The big set pieces of Act Two absolutely dazzle. The Hot Box girls, assertively lavish and gloriously dressed (I didn’t say undressed) deliver a wonderful Take Back Your Mink. Sky and the Crap Shooters are snappy, sharp and syncopated with Luck Be A Lady. And then, as the story approaches its grand finale, we are presented with one of the craziest numbers in musical theatre: Rockin’ the Boat. It also happens to be perhaps the most challenging ensemble number to stage: and choreographer Debbie Adams doesn’t shrink from it. The entire forty-strong company, squeezed in like survivors in a lifeboat, swaying and leaping in exuberant syncopation: it is an absolute masterpiece of both direction and delivery, and it’s worth your ticket price alone.

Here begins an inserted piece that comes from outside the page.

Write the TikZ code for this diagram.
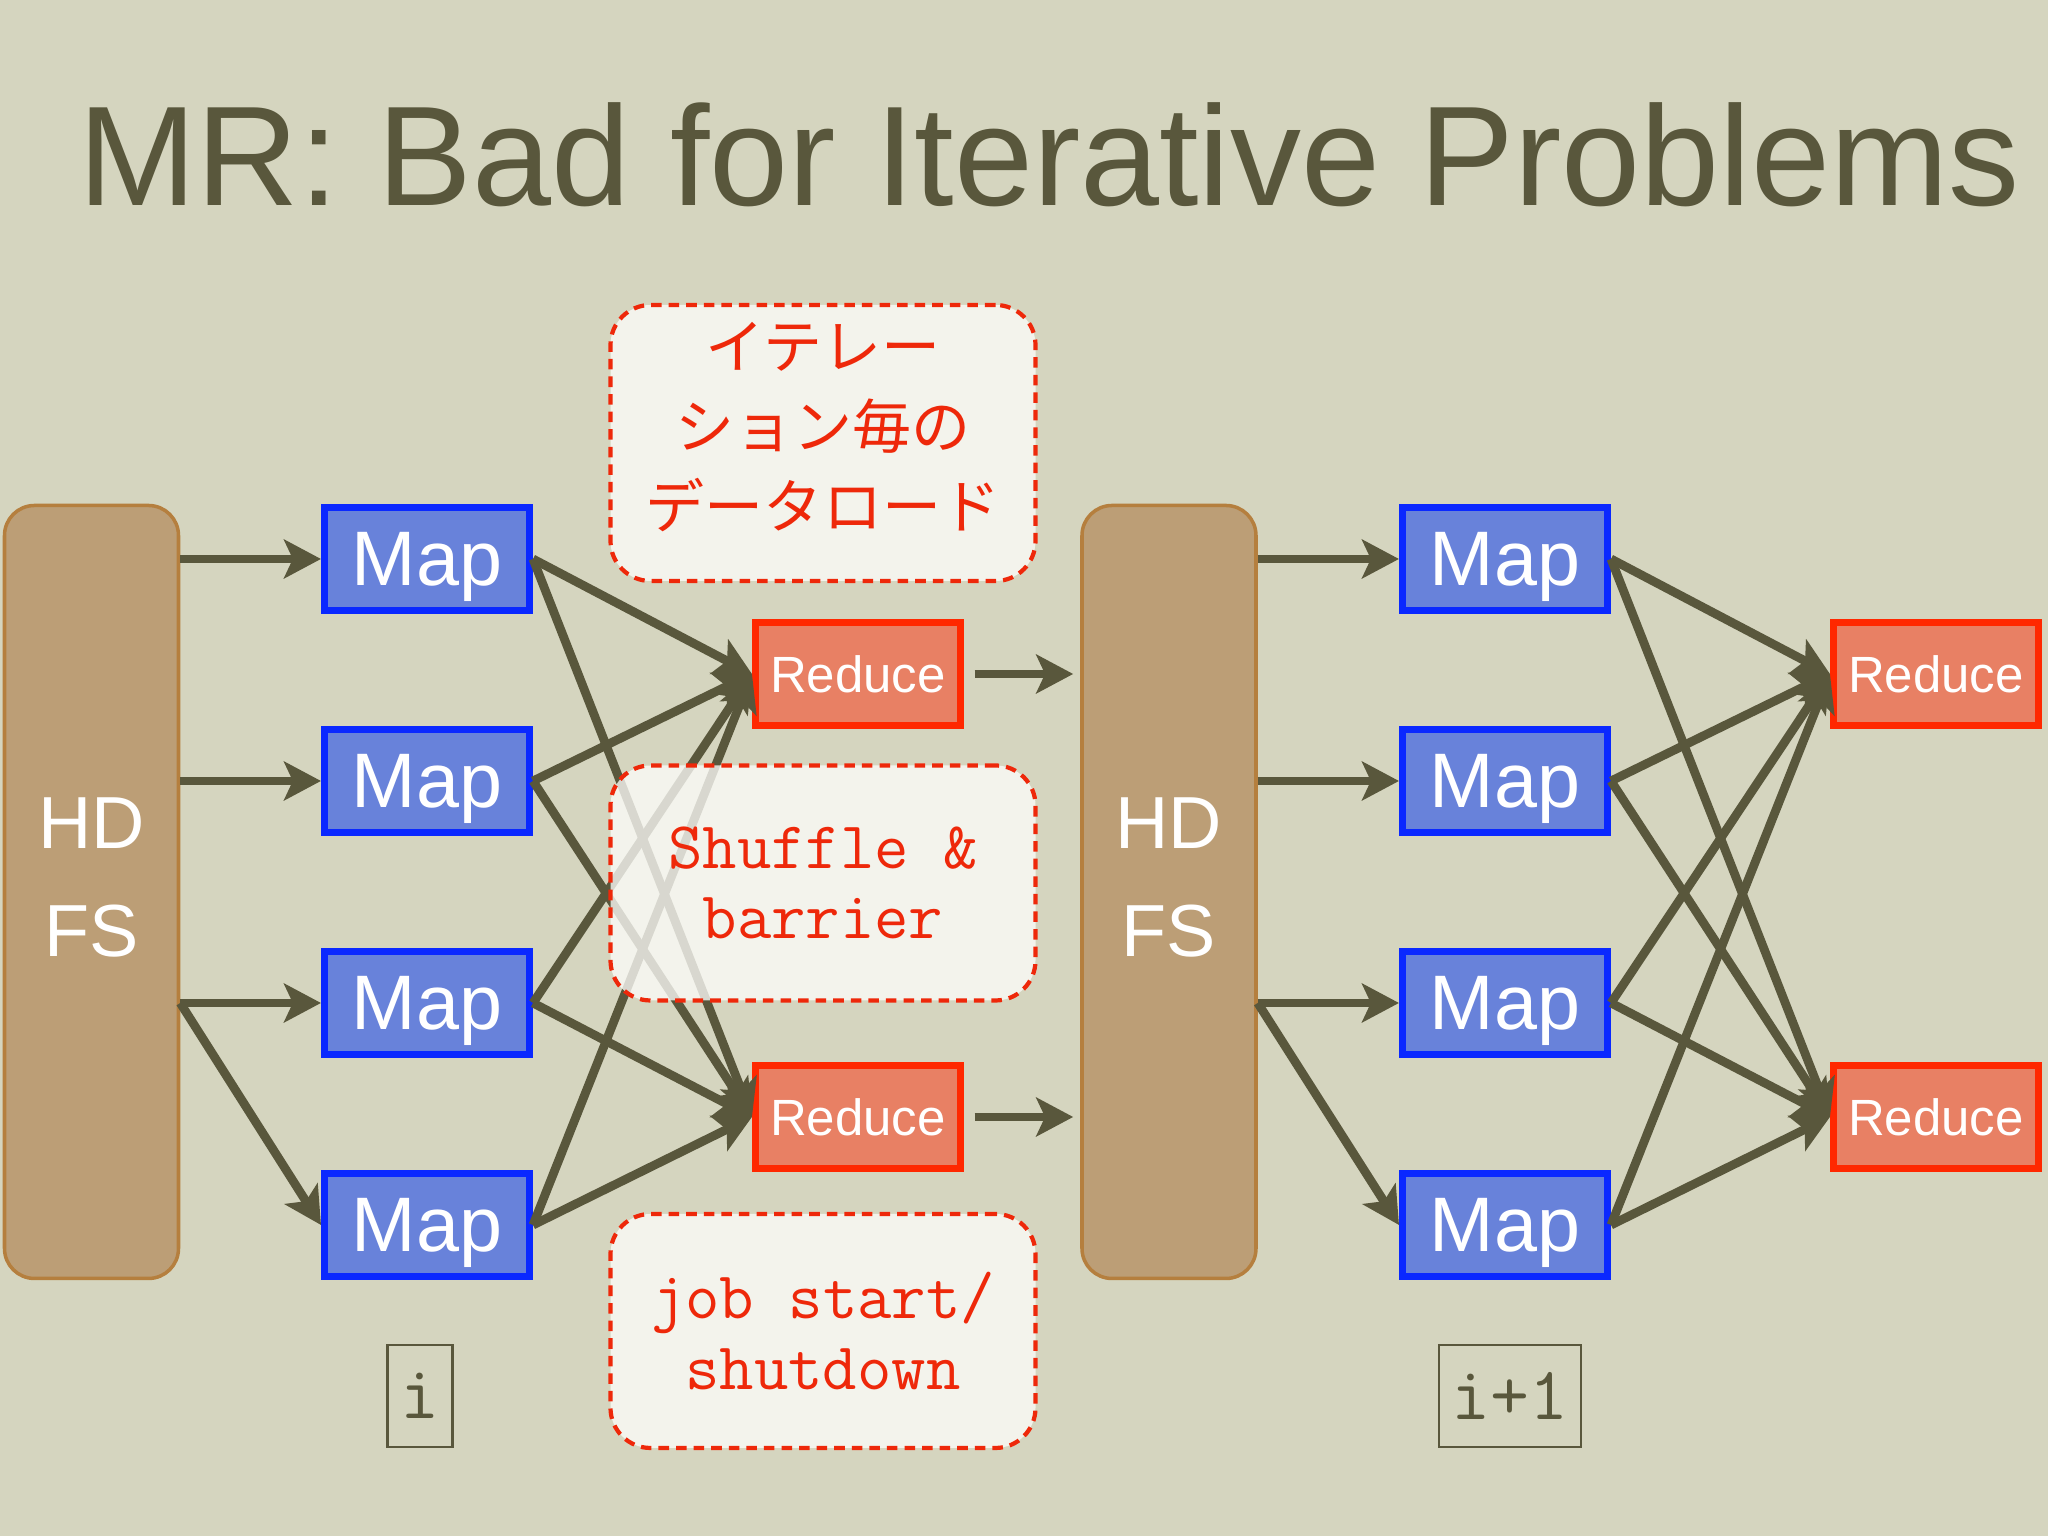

Not that the whole production isn’t worth every penny. Community theatre can be a slightly condescending term: but with Rattonians, it doesn’t come close to reflecting the teamwork, the commitment, and fusing of so many talents. For every performer on stage, there is a set-builder or a costume-maker or a choreographer behind the scenes. Huge credit to Joshua Henry, Megan Stanfield, Nick Todd and the entire unseen crew. Which cast members did we almost overlook? Melanie Adams – once a dizzy Adelaide – is now a dignified General Matilda B Cartwright. Mark Adams – former card-sharper Sky – is here a wise paternalist Arvide. And the generational link is no accident. What Mark and Melanie began, Alex and Debbie – and the whole extended Rattonian family – are still renewing. Shoulders of giants…

Someone should write a book about the Rattonians’ journey: through decades of artistic vision, bold enterprise, and sheer insatiable love of what they do, these guys (and dolls) have lit up the town. Rockin’ the Boat? This production rocks the whole theatre!